Wednesday 30 March 2016

Quantum Leap (continued)

The latter half of season 3 is mostly great stuff, and a good mix of the fun and the serious.  Episodes like "A Hunting We Will Go" and "Future Boy" and "Piano man" are great fun, in the style of the earlier episodes.  The more serious episodes actually work without being too preachy, like "Last Dance Before An Execution," "Nuclear Family" and "Shock Theater."  Amazingly Sam still panics sometimes when he leaps and despairs over what to do, despite having effortlessly solved countless leaps on and off screen.  I also find it hilarious every time Sam and Al go "oh for christ sakes," every time Al finds out how much the person they've leaped into help is screwed, like the dancer who Sam thinks will be easy to help before Al announces that she becomes a prostitute and dies of AIDS in a few years.
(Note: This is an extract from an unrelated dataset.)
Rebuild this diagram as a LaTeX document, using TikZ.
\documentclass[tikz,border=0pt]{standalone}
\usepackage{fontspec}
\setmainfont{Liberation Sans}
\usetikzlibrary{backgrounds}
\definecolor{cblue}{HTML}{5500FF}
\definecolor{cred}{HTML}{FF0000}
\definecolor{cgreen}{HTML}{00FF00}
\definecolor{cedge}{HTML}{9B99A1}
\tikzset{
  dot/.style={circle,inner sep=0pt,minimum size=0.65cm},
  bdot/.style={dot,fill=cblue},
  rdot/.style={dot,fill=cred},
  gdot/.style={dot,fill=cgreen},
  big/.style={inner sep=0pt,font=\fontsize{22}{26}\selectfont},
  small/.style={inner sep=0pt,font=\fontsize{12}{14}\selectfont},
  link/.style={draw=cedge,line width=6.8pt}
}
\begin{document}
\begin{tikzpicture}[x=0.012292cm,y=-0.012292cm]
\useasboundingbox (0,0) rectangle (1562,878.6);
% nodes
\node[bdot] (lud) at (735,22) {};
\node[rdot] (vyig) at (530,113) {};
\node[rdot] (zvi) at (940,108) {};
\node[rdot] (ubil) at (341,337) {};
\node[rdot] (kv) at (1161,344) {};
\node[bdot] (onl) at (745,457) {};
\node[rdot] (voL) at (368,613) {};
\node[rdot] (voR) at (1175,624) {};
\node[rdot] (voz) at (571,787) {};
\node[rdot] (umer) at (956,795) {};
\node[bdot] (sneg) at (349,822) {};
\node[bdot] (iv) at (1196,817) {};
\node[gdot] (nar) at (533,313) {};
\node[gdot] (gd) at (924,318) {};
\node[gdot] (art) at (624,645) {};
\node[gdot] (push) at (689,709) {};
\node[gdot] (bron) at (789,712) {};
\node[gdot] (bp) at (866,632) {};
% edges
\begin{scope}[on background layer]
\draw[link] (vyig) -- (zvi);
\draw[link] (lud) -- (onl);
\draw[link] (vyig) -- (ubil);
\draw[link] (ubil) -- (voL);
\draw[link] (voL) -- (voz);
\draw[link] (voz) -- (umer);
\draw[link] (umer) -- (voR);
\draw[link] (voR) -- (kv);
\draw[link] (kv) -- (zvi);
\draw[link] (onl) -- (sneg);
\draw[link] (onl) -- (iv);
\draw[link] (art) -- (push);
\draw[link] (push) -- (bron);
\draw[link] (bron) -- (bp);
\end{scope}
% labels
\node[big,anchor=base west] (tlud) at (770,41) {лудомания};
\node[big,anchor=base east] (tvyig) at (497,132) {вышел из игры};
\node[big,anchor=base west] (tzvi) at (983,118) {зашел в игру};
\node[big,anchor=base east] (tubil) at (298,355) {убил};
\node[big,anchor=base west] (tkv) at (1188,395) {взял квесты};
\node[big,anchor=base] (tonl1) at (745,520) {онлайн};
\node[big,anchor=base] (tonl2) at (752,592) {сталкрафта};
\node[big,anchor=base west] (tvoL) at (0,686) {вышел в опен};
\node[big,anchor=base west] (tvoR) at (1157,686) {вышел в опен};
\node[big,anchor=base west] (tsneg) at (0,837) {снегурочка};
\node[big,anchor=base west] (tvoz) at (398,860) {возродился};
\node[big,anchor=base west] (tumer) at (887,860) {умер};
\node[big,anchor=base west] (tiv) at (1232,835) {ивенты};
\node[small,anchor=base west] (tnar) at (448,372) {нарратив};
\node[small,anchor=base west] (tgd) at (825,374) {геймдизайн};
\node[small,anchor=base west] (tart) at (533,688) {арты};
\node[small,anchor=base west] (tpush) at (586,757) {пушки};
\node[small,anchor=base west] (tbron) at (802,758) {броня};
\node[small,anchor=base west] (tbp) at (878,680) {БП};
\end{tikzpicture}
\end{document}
The next season is off to a slow start.  The opening episode has Al leap into a physical body while Sam appears as the hologram from the imaging chamber somehow.  Personalities are also partially switched around and hijinks ensue as whitebread Sam experiences Al's horniness and Al becomes stiff and awkward.  Dean Stockwell is kind of funny like this, but Scott Bakula just can't pull off Al.  It reminds me that without Al to lighten the mood this show would just fail, because Sam is a humourless wet blanket.  Finally seeing Ziggy, Guchi, Donna, Tina and Vermeena was a nice little novelty for a while.  The next couple of episodes are alright but not too interesting.  One episode sees Sam try to evacuate people during a hurricane, but what could have been a cool episode is reduced to stock footage and a plot about a jealous lover and a murder.  Then things pick up with "Justice" yet another anti-racism episode, which is hilarious because Sam leaps into a member of the Ku Klux Klan.  He also puts on a weird southern accent, inhabiting a role other than Sam Beckett and trying to be believable in it for the first time in the entire series, which is a little odd, but a nice change.  It gets funnier when once again, despite the necessity that people believe that he's the person he's leaped into, he struggles and gets deeply distressed when he simply has to say the N word.
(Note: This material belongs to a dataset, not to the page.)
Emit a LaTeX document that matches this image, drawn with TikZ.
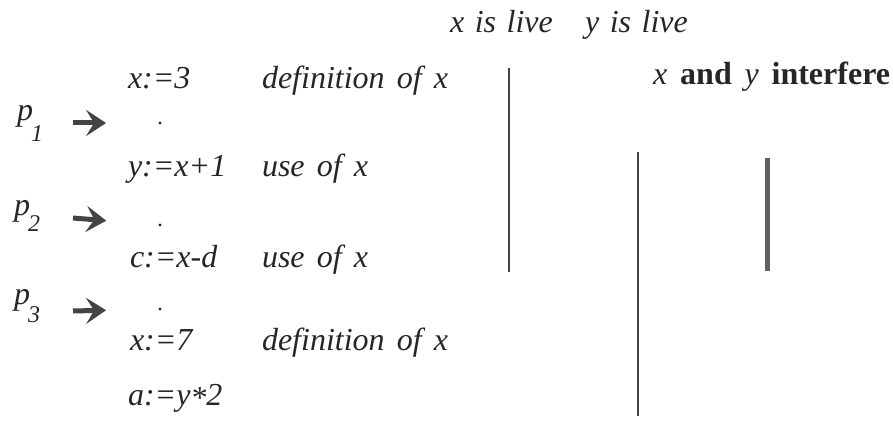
\documentclass[tikz,border=0pt]{standalone}
\usepackage{fontspec}
\setmainfont{Liberation Serif}
\usetikzlibrary{arrows.meta}
\definecolor{ink}{HTML}{262626}
\definecolor{bar}{HTML}{444444}
\tikzset{
  txt/.style={anchor=base west, inner sep=0pt, outer sep=0pt, text=ink, font=\fontsize{32}{36}\selectfont\itshape},
  plab/.style={anchor=base west, inner sep=0pt, text=ink, font=\fontsize{32}{36}\selectfont\itshape},
  sub/.style={anchor=base west, inner sep=0pt, text=ink, font=\fontsize{24}{28}\selectfont\itshape},
  pdot/.style={circle, fill=ink, inner sep=0pt, minimum size=3.4pt},
  parrow/.style={draw=bar, line width=5pt, -{Stealth[length=20pt, width=26pt, inset=8pt]}},
  live/.style={draw=bar, line width=#1},
}
\begin{document}
\begin{tikzpicture}[x=1pt, y=-1pt]
\useasboundingbox (0,0) rectangle (893,427);
% header
\node[txt] (hx) at (450,33) {x\hspace{0.33em}is\hspace{0.33em}live};
\node[txt] (hy) at (585,33) {y\hspace{0.33em}is\hspace{0.33em}live};
% statements
\node[txt] (s1) at (128,89) {x:=3};
\node[txt] (s2) at (128,177) {y:=x+1};
\node[txt] (s3) at (130,268) {c:=x-d};
\node[txt] (s4) at (130,350) {x:=7};
\node[txt] (s5) at (128,405) {a:=y\raisebox{-0.12em}{*}2};
% comments
\node[txt] (c1) at (262,89) {definition\hspace{0.38em}of\hspace{0.38em}x};
\node[txt] (c2) at (262,177) {use\hspace{0.38em}of\hspace{0.38em}x};
\node[txt] (c3) at (262,268) {use\hspace{0.38em}of\hspace{0.38em}x};
\node[txt] (c4) at (262,350) {definition\hspace{0.38em}of\hspace{0.38em}x};
% program points
\node[plab] (p1) at (17,121) {p};
\node[sub] (n1) at (31,142) {1};
\node[plab] (p2) at (14,216) {p};
\node[sub] (n2) at (28,232) {2};
\node[plab] (p3) at (14,304) {p};
\node[sub] (n3) at (28,322) {3};
\node[pdot] (d1) at (160,123) {};
\node[pdot] (d2) at (160,225) {};
\node[pdot] (d3) at (160,309) {};
\coordinate (a1) at (73,123);
\coordinate (a2) at (73,218);
\coordinate (a3) at (73,311);
\draw[parrow, shorten >=52pt] (a1) -- (d1);
\draw[parrow, shorten >=52pt] (a2) -- (d2);
\draw[parrow, shorten >=52pt] (a3) -- (d3);
% live ranges
\coordinate (xt) at (509,68);
\coordinate (xb) at (509,272);
\draw[live=2.4pt] (xt) -- (xb);
\coordinate (yt) at (638,152);
\coordinate (yb) at (638,416);
\draw[live=2.8pt] (yt) -- (yb);
\coordinate (it) at (767,158);
\coordinate (ib) at (767,271);
\draw[live=5pt, draw=bar!85] (it) -- (ib);
% interference
\node[anchor=base west, inner sep=0pt, text=ink, font=\fontsize{32}{36}\selectfont] (ix) at (653,85)
  {\textit{x}\hspace{0.4em}\textbf{and}\hspace{0.4em}\textit{y}\hspace{0.4em}\textbf{interfere}};
\end{tikzpicture}
\end{document}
In the next episode he leaps into a woman, and they actually decide to do something with this rather than just have Scott Bakula dress in drag and act indignant and embarrassed.  They actually play on this as well, as the episode opens he whines "oh no, not again" before finding out that he's just been raped.  Yes, it's a rape episode, and although it's quite tame, it is surprising and quite effective, although the  happy ending seems a bit tacked on (it's Quantum Leap, what do you expect).  Just when I thought this series was really running out of ideas.